En l’an 1538, il prit à bail des moines de Saint-Marien un arpent de vigne au Champ de Saint-Cosme, mais comme le terrain ne comportait pas la culture de la vigne, il offrit d’y édifier une bonne maison de 8 à 900 livres si l’abbé voulait lui céder le terrain à perpétuité, ce qui eut lieu en effet moyennant 25 sous de rente. Le terrain tenait à la ruelle de Saint-Cosme ; ce fut l’origine d’un petit château figuré dans Belleforest, et qui était en face du port de Saint-Loup. Il représente un petit castel flanqué de quatre tours crénelées et placé au fond d’un clos entouré de murs. Sur le devant, auprès de la rivière, est un édifice surmonté d’un clocher qu’on peut prendre pour celui de la chapelle de Saint-Cosme. En 1560, le fils d’Etienne Gerbaut prenait le titre de seigneur de Champlay et de la Basse-Maison, et était receveur et voyer de la ville de Paris. Il prit à bail des moines un terrain contigu à son jardin et l’entoura de murs comme le reste de son domaine. Le nom de la Basse-Maison avait été donné à cet édifice qui était devenu un fief relevant du roi. Il était gardé militairement en 1589.

Mais en 1590, la « belle maison du Port-Gerbant » dut être démolie, par ordre du sieur de Pluvault, pour qu’elle ne pût fournir aux royalistes de moyens d’attaquer la ville. Sept ans après il n’en restait plus que des ruines.

A côté du moulin Brichou, dont il est question plus bas, était le Château des Choux, édifice dont l’existence est certaine, mais dont l’origine et les anciens maîtres sont tout à fait inconnus, à moins qu’on ne veuille en voir un dans ce Guillaume de Chau, qui vendit le moulin de Brichou à l’abbaye Saint-Marien, en 1164.

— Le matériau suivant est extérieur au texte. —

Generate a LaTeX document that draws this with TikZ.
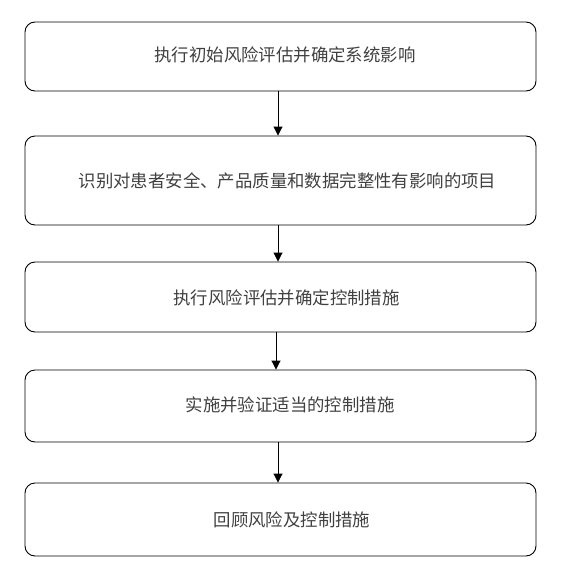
\documentclass[tikz,border=0pt]{standalone}
\usepackage{fontspec}
\newfontfamily\cjk{Noto Sans CJK SC}
\usetikzlibrary{arrows.meta}
\tikzset{
  box/.style={draw=black, line width=0.9pt, rounded corners=10pt, minimum width=511pt, inner sep=0pt},
  txt/.style={font=\cjk\fontsize{17.4pt}{19pt}\selectfont, inner sep=0pt, text=black!75},
  arr/.style={line width=0.9pt, -{Triangle[width=9pt,length=9pt]}}
}
\begin{document}
\begin{tikzpicture}[x=1pt,y=-1pt]
\useasboundingbox (0,0) rectangle (569,581);
\node[box, minimum height=69pt] (b1) at (280.5,56.5) {};
\node[box, minimum height=89pt] (b2) at (280.5,180.5) {};
\node[box, minimum height=70pt] (b3) at (280.5,297) {};
\node[box, minimum height=72pt] (b4) at (280.5,406) {};
\node[box, minimum height=73pt] (b5) at (280.5,519.5) {};
\node[txt] (t1) at (285,55) {执行初始风险评估并确定系统影响};
\node[txt] (t2) at (287.5,181) {识别对患者安全、产品质量和数据完整性有影响的项目};
\node[txt] (t3) at (286.5,298) {执行风险评估并确定控制措施};
\node[txt] (t4) at (290,405) {实施并验证适当的控制措施};
\node[txt] (t5) at (292,520) {回顾风险及控制措施};
\draw[arr] ([xshift=-2.5pt]b1.south) -- ([xshift=-2.5pt]b2.north);
\draw[arr] ([xshift=-2.5pt]b2.south) -- ([xshift=-2.5pt]b3.north);
\draw[arr] ([xshift=-4.5pt]b3.south) -- ([xshift=-4.5pt]b4.north);
\draw[arr] ([xshift=-2.5pt]b4.south) -- ([xshift=-2.5pt]b5.north);
\end{tikzpicture}
\end{document}
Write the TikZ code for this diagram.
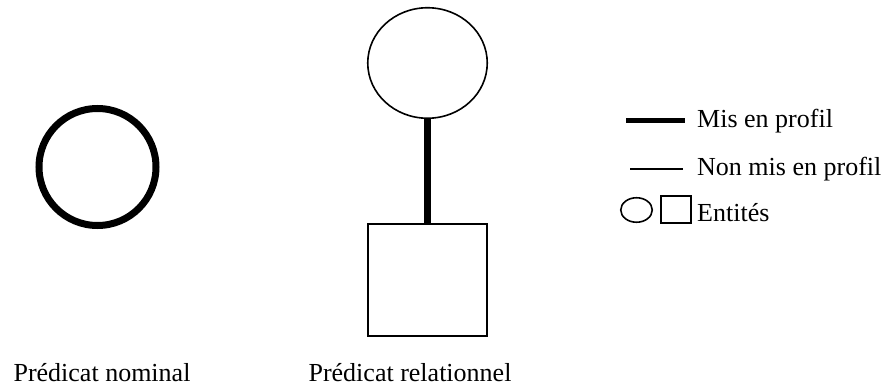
\documentclass[tikz,border=0pt]{standalone}
\usepackage{fontspec}
\setmainfont{Liberation Serif}
\usetikzlibrary{shapes.geometric}
\begin{document}
\begin{tikzpicture}[x=1pt,y=-1pt,
  lbl/.style={font=\fontsize{26}{30}\selectfont, inner sep=0pt},
  ent/.style={draw, line width=1.6pt, inner sep=0pt, outer sep=0pt},
  prof/.style={line width=7.5pt},
  nonprof/.style={line width=2pt}]
\useasboundingbox (0,0) rectangle (891,387);
% Predicat nominal
\node[ent, circle, line width=7pt, minimum size=117pt] (nom) at (97.5,167) {};
\node[lbl, anchor=base] (nomlbl) at (102,381) {Prédicat nominal};
% Predicat relationnel
\node[ent, ellipse, minimum width=119.5pt, minimum height=110.5pt] (top) at (427.5,63) {};
\node[ent, rectangle, minimum width=119.5pt, minimum height=112.5pt] (sq) at (427.5,280) {};
\draw[prof] (top.south) -- (sq.north);
\node[lbl, anchor=base] (rellbl) at (410,381) {Prédicat relationnel};
% Legend
\coordinate (p1) at (626,121);
\coordinate (p2) at (685,121);
\draw[prof, line width=5pt] (p1) -- (p2);
\node[lbl, anchor=base west] (l1) at (697,128) {Mis en profil};
\coordinate (n1) at (630,169);
\coordinate (n2) at (683,169);
\draw[nonprof] (n1) -- (n2);
\node[lbl, anchor=base west] (l2) at (697,176) {Non mis en profil};
\node[ent, ellipse, minimum width=31.5pt, minimum height=24.5pt] (lc) at (636.5,210) {};
\node[ent, rectangle, minimum width=30.5pt, minimum height=27.5pt] (ls) at (676,209.5) {};
\node[lbl, anchor=base west] (l3) at (697,222) {Entités};
\end{tikzpicture}
\end{document}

En 1559, il en est fait mention dans les chartes de Saint-Marien. En 1574, messire Etienne Gerbaut, alors notaire et secrétaire du roi, greffier du bailliage d’Auxerre, qui était natif de cette ville, « et y portoit bon zèle et amitié, donna aux habitants le lieu et place de présent en masure sur une motte entourée de fossés, appelée le Château des Choux, avec cinq ou six arpents de terre et pré aux alentours. » Le pré tenait d’un long au bief du moulin Merle ou de Brichou.

Cette cession avait pour but l’établissement d’un hôpital pour les pestiférés. Le donateur offrit en outre d’acheter un arpent de terre près du chemin attenant à la rivière, pour qu’on pût y bâtir l’hôpital.

Lorsqu’en 1630, on voulut rétablir une bonne administration dans l’hôpital et la Maladerie, on s’aperçut que les bâtiments de la Maladerie avaient été ruinés pendant les derniers troubles, et que les voisins du Château des Choux en avaient démoli les murs de clôture pour entourer leurs propres héritages (Archives de L’Yonne, Hospice d’Auxerre). Six ans après, la peste sévissant à Auxerre, on voulut, pour ne pas jeter l’alarme dans la ville en rouvrant l’hôpital Saint-Roch, sur la rive droite de l’Yonne, au-dessous du moulin Judas, transférer les malades au Château des Choux; mais ce lieu étant très humide et marécageux, il fallut revenir à Saint-Roch.

Depuis ce temps, on abandonna le Château des Choux; cependant il en est encore fait mention dans l’estimation du moulin Brichou ou Petitjean, en l’an IV. On dit qu’il y avait « un petit chemin de pied pour conduire du moulin au Château des Choux. » Mais il n’est point parlé des bâtiments qui n’existaient plus.

  Le moulin Brichou rappelle le pré de la Vierge de l’Eau, nom cher aux Auxerrois, lieu de fête champêtre. Cette fête se célébrait autrefois par toutes les classes de la société. Chaque famille partait de bonne heure pour le pré de la Vierge de l’Eau, et munie de provisions de vivres, elle se préparait à bien festoyer ce saint jour. Après la messe à la chapelle, la foule se portait aux joûtes et aux spectacles en plein vent, et l’on rentrait le soir à la ville fort content de sa journée.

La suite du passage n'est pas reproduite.